General information
- Type: Hang glider
- National origin: Australia
- Manufacturer: Moyes Delta Gliders
- Status: Production completed

= Moyes Sonic =

Australian hang glider

The Moyes Sonic is an Australian high-wing, single-place, hang glider that was designed and produced by Moyes Delta Gliders of Botany, New South Wales. Now out of production, when it was available the aircraft was supplied complete and ready-to-fly.

==Design and development==
The Sonic was designed as a beginner and intermediate glider with a 60% double surface wing and neutral static balance for improved maneuverability.
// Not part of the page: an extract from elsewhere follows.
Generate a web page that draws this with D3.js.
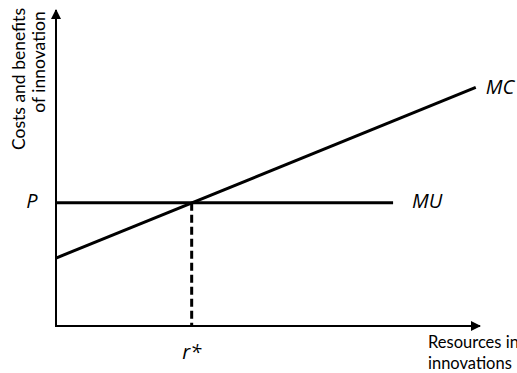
<!DOCTYPE html>
<html lang="en">
<head>
<meta charset="UTF-8">
<title>Costs and benefits of innovation</title>
<script src="https://d3js.org/d3.v7.min.js"></script>
<style>
    body { margin: 0; background: #fff; }
    text { font-family: "Open Sans", Lato, sans-serif; fill: #000; }
    .title { font-family: Lato, "Open Sans", sans-serif; }
    .curve { fill: none; stroke: #000; stroke-width: 3; }
</style>
</head>
<body>
<svg width="517" height="373"></svg>
<script>
    // data (arbitrary units, 0-100 on both axes)
    const mcPoints = [{r: 0, v: 21.5}, {r: 99, v: 75.5}];
    const muPoints = [{r: 0, v: 39}, {r: 79.5, v: 39}];
    const rStar = 32;
    const priceLevel = 39;
    const curveLabels = ["MC", "MU"];
    const yTitle = ["Costs and benefits", "of innovation"];
    const xTitle = ["Resources in", "innovations"];

    const svg = d3.select("svg");

    const x = d3.scaleLinear().domain([0, 100]).range([56, 480]);
    const y = d3.scaleLinear().domain([0, 100]).range([326, 10]);

    const line = d3.line().x(d => x(d.r)).y(d => y(d.v));

    // arrow heads
    const defs = svg.append("defs");
    defs.append("marker")
        .attr("id", "arrow")
        .attr("viewBox", "0 0 10 10")
        .attr("refX", 9).attr("refY", 5)
        .attr("markerWidth", 5).attr("markerHeight", 5)
        .attr("orient", "auto")
        .append("path")
        .attr("d", "M0,0 L10,5 L0,10 Z")
        .attr("fill", "#000");

    // axes
    svg.append("line")
        .attr("x1", x(0)).attr("y1", y(0))
        .attr("x2", x(0)).attr("y2", y(100))
        .attr("stroke", "#000").attr("stroke-width", 2)
        .attr("marker-end", "url(#arrow)");
    svg.append("line")
        .attr("x1", x(0) - 1).attr("y1", y(0))
        .attr("x2", x(100)).attr("y2", y(0))
        .attr("stroke", "#000").attr("stroke-width", 2)
        .attr("marker-end", "url(#arrow)");

    // curves
    svg.append("path").datum(mcPoints).attr("class", "curve").attr("d", line);
    svg.append("path").datum(muPoints).attr("class", "curve").attr("d", line);

    // dashed drop line at r*
    svg.append("line")
        .attr("x1", x(rStar)).attr("y1", y(priceLevel))
        .attr("x2", x(rStar)).attr("y2", y(0))
        .attr("stroke", "#000").attr("stroke-width", 3)
        .attr("stroke-dasharray", "8,4");

    // curve labels
    const lastMc = mcPoints[mcPoints.length - 1];
    const lastMu = muPoints[muPoints.length - 1];
    svg.append("text")
        .attr("x", x(lastMc.r) + 10).attr("y", y(lastMc.v) + 1)
        .attr("dominant-baseline", "middle")
        .style("font-size", "20px").style("font-style", "italic")
        .text(curveLabels[0]);
    svg.append("text")
        .attr("x", x(lastMu.r) + 19).attr("y", y(lastMu.v))
        .attr("dominant-baseline", "middle")
        .style("font-size", "20px").style("font-style", "italic")
        .text(curveLabels[1]);

    // P and r* labels
    svg.append("text")
        .attr("x", 32).attr("y", y(priceLevel))
        .attr("text-anchor", "middle").attr("dominant-baseline", "middle")
        .style("font-size", "20px").style("font-style", "italic")
        .text("P");
    svg.append("text")
        .attr("x", x(rStar)).attr("y", 359)
        .attr("text-anchor", "middle")
        .style("font-size", "20px").style("font-style", "italic")
        .text("r*");

    // axis titles
    svg.append("text").attr("class", "title")
        .attr("transform", "translate(25,79) rotate(-90)")
        .attr("text-anchor", "middle")
        .style("font-size", "17.5px")
        .text(yTitle[0]);
    svg.append("text").attr("class", "title")
        .attr("transform", "translate(45,62) rotate(-90)")
        .attr("text-anchor", "middle")
        .style("font-size", "17.5px")
        .text(yTitle[1]);

    svg.append("text").attr("class", "title")
        .attr("x", 428).attr("y", 348)
        .style("font-size", "16.5px")
        .text(xTitle[0]);
    svg.append("text").attr("class", "title")
        .attr("x", 428).attr("y", 369)
        .style("font-size", "16.5px")
        .text(xTitle[1]);
</script>
</body>
</html>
The aircraft is made from 7075-T6 aluminum tubing, with the double-surface wing covered in 4 oz Dacron sailcloth. The aircraft was produced in two models, the 165 and 190, designated by their wing area in square feet.

==Variants==
- Sonic 165
Small-sized model for lighter pilots. Its 9.3 m span wing is cable braced from a single kingpost. The nose angle is 120°, wing area is 15.3 m2 and the aspect ratio is 5.6:1. The glider empty weight is 26 kg and the pilot hook-in weight range is 54 to 100 kg.
- Sonic 190
Large-sized model for heavier pilots. Its 10 m span wing is cable braced from a single kingpost. The nose angle is 120°, wing area is 17.7 m2 and the aspect ratio is 5.6:1. The glider empty weight is 29 kg and the pilot hook-in weight range is 74 to 109 kg. This model has a variable geometry system.